MATERIAL PROVIDED:
------------------------------------------------
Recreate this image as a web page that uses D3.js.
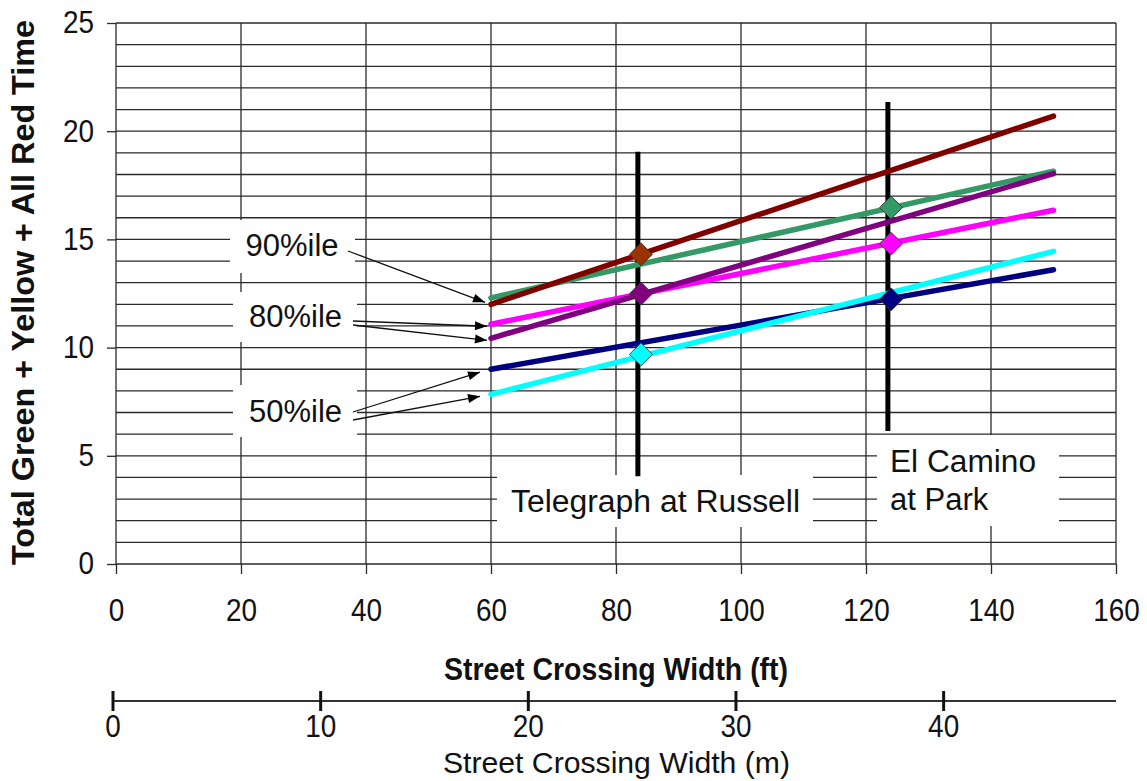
<!DOCTYPE html>
<html>
<head>
<meta charset="utf-8">
<script src="https://cdn.jsdelivr.net/npm/d3@7"></script>
<style>
  html, body { margin: 0; padding: 0; background: #fff; }
  svg { display: block; font-family: "Liberation Sans", Arial, sans-serif; }
</style>
</head>
<body>
<svg id="chart" width="1147" height="781"></svg>
<script>
// ---------------- data ----------------
const widthFt = [60, 150];                       // x range of the fitted lines (ft)
const p90Upper = [12.0, 20.7];                   // dark red
const p90Lower = [12.3, 18.15];                  // green
const p80Upper = [11.08, 16.35];                 // magenta
const p80Lower = [10.43, 18.04];                 // purple
const p50Upper = [9.0, 13.6];                    // navy
const p50Lower = [7.84, 14.45];                  // cyan

const siteNames = ["Telegraph at Russell", "El Camino", "at Park"];
const siteWidthFt = [84, 124];                   // marker x
const siteBarFt = [83.5, 123.5];                 // vertical bar x
const siteBarLow = [4.05, 6.15];
const siteBarHigh = [19.05, 21.35];
const telegraphValues = [14.31, 12.49, 9.69];    // orange, purple, cyan
const elCaminoValues = [16.47, 14.8, 12.23];     // green, magenta, navy

const xTicksFt = [0, 20, 40, 60, 80, 100, 120, 140, 160];
const yTicks = [0, 5, 10, 15, 20, 25];
const yGrid = d3.range(0, 26, 1);
const xTicksM = [0, 10, 20, 30, 40];

// ---------------- layout ----------------
const svg = d3.select("#chart");
const x = d3.scaleLinear().domain([0, 160]).range([116, 1116]);
const y = d3.scaleLinear().domain([0, 25]).range([564, 23]);
const xm = d3.scaleLinear().domain([0, 48.3]).range([113, 1116]);

const gridColor = "#2a2a2a";
const FONT = "Liberation Sans, Arial, sans-serif";

// gridlines
const grid = svg.append("g");
grid.selectAll("line.h").data(yGrid).join("line")
  .attr("x1", x(0)).attr("x2", x(160))
  .attr("y1", d => y(d)).attr("y2", d => y(d))
  .attr("stroke", gridColor).attr("stroke-width", 1.3);
grid.selectAll("line.v").data(xTicksFt).join("line")
  .attr("x1", d => x(d)).attr("x2", d => x(d))
  .attr("y1", y(25)).attr("y2", y(0))
  .attr("stroke", gridColor).attr("stroke-width", 1.3);

// y axis
const yAxis = svg.append("g").attr("transform", `translate(${x(0)},0)`)
  .call(d3.axisLeft(y).tickValues(yTicks).tickSize(9).tickPadding(13).tickFormat(d3.format("d")));
yAxis.select(".domain").remove();
yAxis.selectAll(".tick line").attr("stroke", gridColor).attr("stroke-width", 1.3);
yAxis.selectAll(".tick text").attr("font-size", 31).attr("font-family", FONT).attr("fill", "#111")
  .attr("x", -22 / 0.9).attr("transform", "scale(0.9,1)");

// x axis (ft)
const xAxis = svg.append("g").attr("transform", `translate(0,${y(0)})`)
  .call(d3.axisBottom(x).tickValues(xTicksFt).tickSize(10).tickPadding(25).tickFormat(d3.format("d")));
xAxis.select(".domain").remove();
xAxis.selectAll(".tick line").attr("stroke", gridColor).attr("stroke-width", 1.3);
xAxis.selectAll(".tick text").attr("font-size", 31).attr("font-family", FONT).attr("fill", "#111")
  .attr("transform", "scale(0.9,1)");

// white label boxes (cover gridlines)
const boxes = [
  [230, 220, 125, 53], [233, 292, 124, 50], [233, 385, 124, 52],
  [497, 475, 316, 52], [877, 435, 182, 91]
];
svg.append("g").selectAll("rect").data(boxes).join("rect")
  .attr("x", d => d[0]).attr("y", d => d[1]).attr("width", d => d[2]).attr("height", d => d[3])
  .attr("fill", "#fff");

// vertical site bars
svg.append("g").selectAll("line").data(siteBarFt).join("line")
  .attr("x1", d => x(d)).attr("x2", d => x(d))
  .attr("y1", (d, i) => y(siteBarHigh[i])).attr("y2", (d, i) => y(siteBarLow[i]))
  .attr("stroke", "#000").attr("stroke-width", 5);

// fitted lines
const series = [
  { v: p90Lower, c: "#339966" },
  { v: p90Upper, c: "#800000" },
  { v: p80Upper, c: "#FF00FF" },
  { v: p80Lower, c: "#800080" },
  { v: p50Upper, c: "#000080" },
  { v: p50Lower, c: "#00FFFF" }
];
const line = d3.line().x((d, i) => x(widthFt[i])).y(d => y(d));
svg.append("g").selectAll("path").data(series).join("path")
  .attr("d", d => line(d.v))
  .attr("fill", "none").attr("stroke", d => d.c).attr("stroke-width", 5.5)
  .attr("stroke-linecap", "round");

// markers
const markers = [
  ...telegraphValues.map((v, i) => ({ xv: siteWidthFt[0], v, c: ["#993300", "#800080", "#00FFFF"][i] })),
  ...elCaminoValues.map((v, i) => ({ xv: siteWidthFt[1], v, c: ["#339966", "#FF00FF", "#000080"][i] }))
];
const sym = d3.symbol().type(d3.symbolSquare).size(265);
svg.append("g").selectAll("path").data(markers).join("path")
  .attr("d", sym())
  .attr("transform", d => `translate(${x(d.xv)},${y(d.v)}) rotate(45)`)
  .attr("fill", d => d.c).attr("stroke", "#333").attr("stroke-width", 0.8);

// arrows
const defs = svg.append("defs");
defs.append("marker").attr("id", "ah").attr("viewBox", "0 -5 12 10")
  .attr("refX", 12).attr("refY", 0).attr("markerUnits", "userSpaceOnUse")
  .attr("markerWidth", 13).attr("markerHeight", 10).attr("orient", "auto")
  .append("path").attr("d", "M0,-4.5L12,0L0,4.5Z").attr("fill", "#000");

const arrows = [
  { x1: 348, y1: 251, tv: p90Upper[0], dx: -6, dy: -2 },
  { x1: 353, y1: 321, tv: p80Upper[0], dx: -4, dy: 2 },
  { x1: 353, y1: 325, tv: p80Lower[0], dx: -4, dy: 2 },
  { x1: 353, y1: 412, tv: p50Upper[0], dx: -11, dy: 3 },
  { x1: 353, y1: 420, tv: p50Lower[0], dx: -11, dy: 2 }
];
svg.append("g").selectAll("line").data(arrows).join("line")
  .attr("x1", d => d.x1).attr("y1", d => d.y1)
  .attr("x2", d => x(widthFt[0]) + d.dx).attr("y2", d => y(d.tv) + d.dy)
  .attr("stroke", "#111").attr("stroke-width", 1.3)
  .attr("marker-end", "url(#ah)");

// annotation text
const ann = svg.append("g").attr("font-size", 31).attr("fill", "#111");
ann.append("text").attr("x", 292).attr("y", 256).attr("text-anchor", "middle").text("90%ile");
ann.append("text").attr("x", 295.5).attr("y", 327).attr("text-anchor", "middle").text("80%ile");
ann.append("text").attr("x", 295.5).attr("y", 422).attr("text-anchor", "middle").text("50%ile");
ann.append("text").attr("x", 511).attr("y", 512)
  .attr("textLength", 289).attr("lengthAdjust", "spacingAndGlyphs").text(siteNames[0]);
ann.append("text").attr("x", 890).attr("y", 472)
  .attr("textLength", 146).attr("lengthAdjust", "spacingAndGlyphs").text(siteNames[1]);
ann.append("text").attr("x", 890).attr("y", 510).text(siteNames[2]);

// y title
svg.append("text")
  .attr("transform", `translate(34,565) rotate(-90)`)
  .attr("font-size", 31).attr("font-weight", "bold").attr("fill", "#111")
  .attr("textLength", 545).attr("lengthAdjust", "spacingAndGlyphs")
  .text("Total Green + Yellow + All Red Time");

// x title (ft)
svg.append("text").attr("x", 444).attr("y", 680)
  .attr("font-size", 31).attr("font-weight", "bold").attr("fill", "#111")
  .attr("textLength", 344).attr("lengthAdjust", "spacingAndGlyphs")
  .text("Street Crossing Width (ft)");

// metre axis
const mAxis = svg.append("g");
mAxis.append("line").attr("x1", xm(0)).attr("x2", x(160)).attr("y1", 701).attr("y2", 701)
  .attr("stroke", "#333").attr("stroke-width", 1.8);
mAxis.selectAll("line.t").data(xTicksM).join("line").attr("class", "t")
  .attr("x1", d => xm(d)).attr("x2", d => xm(d)).attr("y1", 691).attr("y2", 711)
  .attr("stroke", "#111").attr("stroke-width", 3);
mAxis.selectAll("text").data(xTicksM).join("text")
  .attr("x", d => xm(d) / 0.9).attr("y", 737).attr("text-anchor", "middle")
  .attr("transform", "scale(0.9,1)")
  .attr("font-size", 31).attr("fill", "#111").text(d => d);
svg.append("text").attr("x", 443).attr("y", 773)
  .attr("font-size", 30).attr("fill", "#111")
  .attr("textLength", 347).attr("lengthAdjust", "spacingAndGlyphs")
  .text("Street Crossing Width (m)");
</script>
</body>
</html>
------------------------------------------------
WORK TO BE COMPLETED: Repeat the lines exactly as they stand, from the opening line of the data through the line with "const xTicksM = [0, 10, 20, 30, 40];". Pictures stay out of the copy.

WRITTEN SOLUTION:
Recreate this image as a web page that uses D3.js.
<!DOCTYPE html>
<html>
<head>
<meta charset="utf-8">
<script src="https://cdn.jsdelivr.net/npm/d3@7"></script>
<style>
  html, body { margin: 0; padding: 0; background: #fff; }
  svg { display: block; font-family: "Liberation Sans", Arial, sans-serif; }
</style>
</head>
<body>
<svg id="chart" width="1147" height="781"></svg>
<script>
// ---------------- data ----------------
const widthFt = [60, 150];                       // x range of the fitted lines (ft)
const p90Upper = [12.0, 20.7];                   // dark red
const p90Lower = [12.3, 18.15];                  // green
const p80Upper = [11.08, 16.35];                 // magenta
const p80Lower = [10.43, 18.04];                 // purple
const p50Upper = [9.0, 13.6];                    // navy
const p50Lower = [7.84, 14.45];                  // cyan

const siteNames = ["Telegraph at Russell", "El Camino", "at Park"];
const siteWidthFt = [84, 124];                   // marker x
const siteBarFt = [83.5, 123.5];                 // vertical bar x
const siteBarLow = [4.05, 6.15];
const siteBarHigh = [19.05, 21.35];
const telegraphValues = [14.31, 12.49, 9.69];    // orange, purple, cyan
const elCaminoValues = [16.47, 14.8, 12.23];     // green, magenta, navy

const xTicksFt = [0, 20, 40, 60, 80, 100, 120, 140, 160];
const yTicks = [0, 5, 10, 15, 20, 25];
const yGrid = d3.range(0, 26, 1);
const xTicksM = [0, 10, 20, 30, 40];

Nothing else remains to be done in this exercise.